▶ _PROBLEM STATEMENT_
Retype all of the listing exactly, passing over any picture you find.

++++ AVAILABLE DATA ++++

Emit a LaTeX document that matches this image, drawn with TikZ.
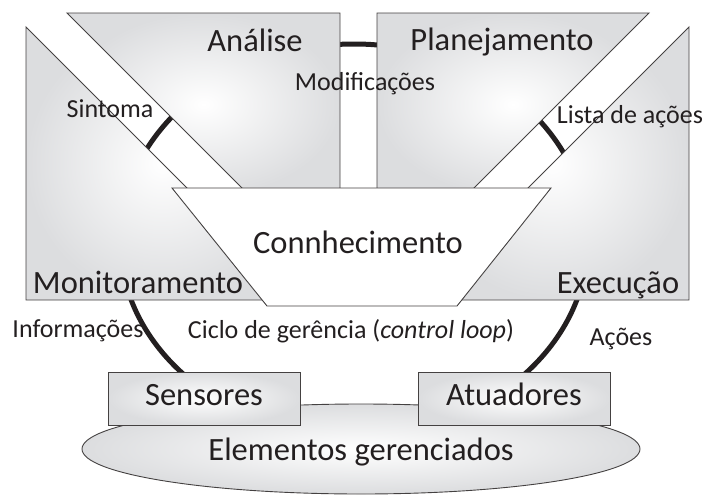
\documentclass[tikz,border=0pt]{standalone}
\usepackage{fontspec}
\setmainfont{Carlito}
\usetikzlibrary{shapes.geometric}

\definecolor{ink}{RGB}{35,31,32}
\definecolor{panel}{RGB}{220,221,223}

\tikzset{
  stage/.style={draw=ink!85, line width=0.9pt, inner color=white, outer color=panel},
  loopline/.style={draw=ink, line width=5pt},
  bigtext/.style={text=ink, font=\fontsize{32.5}{36}\selectfont, inner sep=0pt, anchor=base},
  smalltext/.style={text=ink, font=\fontsize{26}{30}\selectfont, inner sep=0pt, anchor=base},
  devbox/.style={stage, minimum width=192pt, minimum height=53pt, text height=21pt, text depth=8pt,
    text=ink, font=\fontsize{32.5}{36}\selectfont},
}

\begin{document}
\begin{tikzpicture}[x=1pt,y=-1pt]
\useasboundingbox (0,0) rectangle (705,496);

% ciclo de gerencia, visible only in the gaps
\coordinate (loopc) at (354,240);
\draw [loopline] (loopc) ellipse [x radius=234pt, y radius=196pt];

% the four stages
\draw [stage] (67,13) -- (340,13) -- (340,196) -- (250,196) -- cycle;
\draw [stage] (377,13) -- (649,13) -- (466,196) -- (377,196) -- cycle;
\draw [stage] (26,27) -- (26,300) -- (299,300) -- cycle;
\draw [stage] (689,27) -- (689,300) -- (416,300) -- cycle;
\draw [draw=ink!85, line width=0.9pt, fill=white] (172,188) -- (551,188) -- (457,306) -- (267,306) -- cycle;

% managed resource
\node [stage, ellipse, minimum width=558pt, minimum height=90pt, inner sep=0pt,
  text=ink, font=\fontsize{32.5}{36}\selectfont, text height=24pt, text depth=2pt]
  (elem) at (361,449) {Elementos gerenciados};
\node [devbox] (sens) at (204,398.5) {Sensores};
\node [devbox] (atua) at (514,398.5) {Atuadores};

% labels
\node [bigtext] (anal) at (255,51) {Análise};
\node [bigtext] (plan) at (502,50) {Planejamento};
\node [bigtext] (conh) at (358,253) {Connhecimento};
\node [bigtext] (moni) at (138,293) {Monitoramento};
\node [bigtext] (exec) at (618,293) {Execução};
\node [smalltext] (modi) at (365,90) {Modificações};
\node [smalltext] (sint) at (110,117) {Sintoma};
\node [smalltext] (list) at (630,123) {Lista de ações};
\node [smalltext] (info) at (78,337) {Informações};
\node [smalltext] (cicl) at (351,338) {Ciclo de gerência (\textit{control loop})};
\node [smalltext] (acoe) at (621,345) {Ações};
\end{tikzpicture}
\end{document}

++++

▶ _ANSWER TO THIS PROBLEM_
Emit a LaTeX document that matches this image, drawn with TikZ.
\documentclass[tikz,border=0pt]{standalone}
\usepackage{fontspec}
\setmainfont{Carlito}
\usetikzlibrary{shapes.geometric}

\definecolor{ink}{RGB}{35,31,32}
\definecolor{panel}{RGB}{220,221,223}

\tikzset{
  stage/.style={draw=ink!85, line width=0.9pt, inner color=white, outer color=panel},
  loopline/.style={draw=ink, line width=5pt},
  bigtext/.style={text=ink, font=\fontsize{32.5}{36}\selectfont, inner sep=0pt, anchor=base},
  smalltext/.style={text=ink, font=\fontsize{26}{30}\selectfont, inner sep=0pt, anchor=base},
  devbox/.style={stage, minimum width=192pt, minimum height=53pt, text height=21pt, text depth=8pt,
    text=ink, font=\fontsize{32.5}{36}\selectfont},
}

\begin{document}
\begin{tikzpicture}[x=1pt,y=-1pt]
\useasboundingbox (0,0) rectangle (705,496);

% ciclo de gerencia, visible only in the gaps
\coordinate (loopc) at (354,240);
\draw [loopline] (loopc) ellipse [x radius=234pt, y radius=196pt];

% the four stages
\draw [stage] (67,13) -- (340,13) -- (340,196) -- (250,196) -- cycle;
\draw [stage] (377,13) -- (649,13) -- (466,196) -- (377,196) -- cycle;
\draw [stage] (26,27) -- (26,300) -- (299,300) -- cycle;
\draw [stage] (689,27) -- (689,300) -- (416,300) -- cycle;
\draw [draw=ink!85, line width=0.9pt, fill=white] (172,188) -- (551,188) -- (457,306) -- (267,306) -- cycle;

% managed resource
\node [stage, ellipse, minimum width=558pt, minimum height=90pt, inner sep=0pt,
  text=ink, font=\fontsize{32.5}{36}\selectfont, text height=24pt, text depth=2pt]
  (elem) at (361,449) {Elementos gerenciados};
\node [devbox] (sens) at (204,398.5) {Sensores};
\node [devbox] (atua) at (514,398.5) {Atuadores};

% labels
\node [bigtext] (anal) at (255,51) {Análise};
\node [bigtext] (plan) at (502,50) {Planejamento};
\node [bigtext] (conh) at (358,253) {Connhecimento};
\node [bigtext] (moni) at (138,293) {Monitoramento};
\node [bigtext] (exec) at (618,293) {Execução};
\node [smalltext] (modi) at (365,90) {Modificações};
\node [smalltext] (sint) at (110,117) {Sintoma};
\node [smalltext] (list) at (630,123) {Lista de ações};
\node [smalltext] (info) at (78,337) {Informações};
\node [smalltext] (cicl) at (351,338) {Ciclo de gerência (\textit{control loop})};
\node [smalltext] (acoe) at (621,345) {Ações};
\end{tikzpicture}
\end{document}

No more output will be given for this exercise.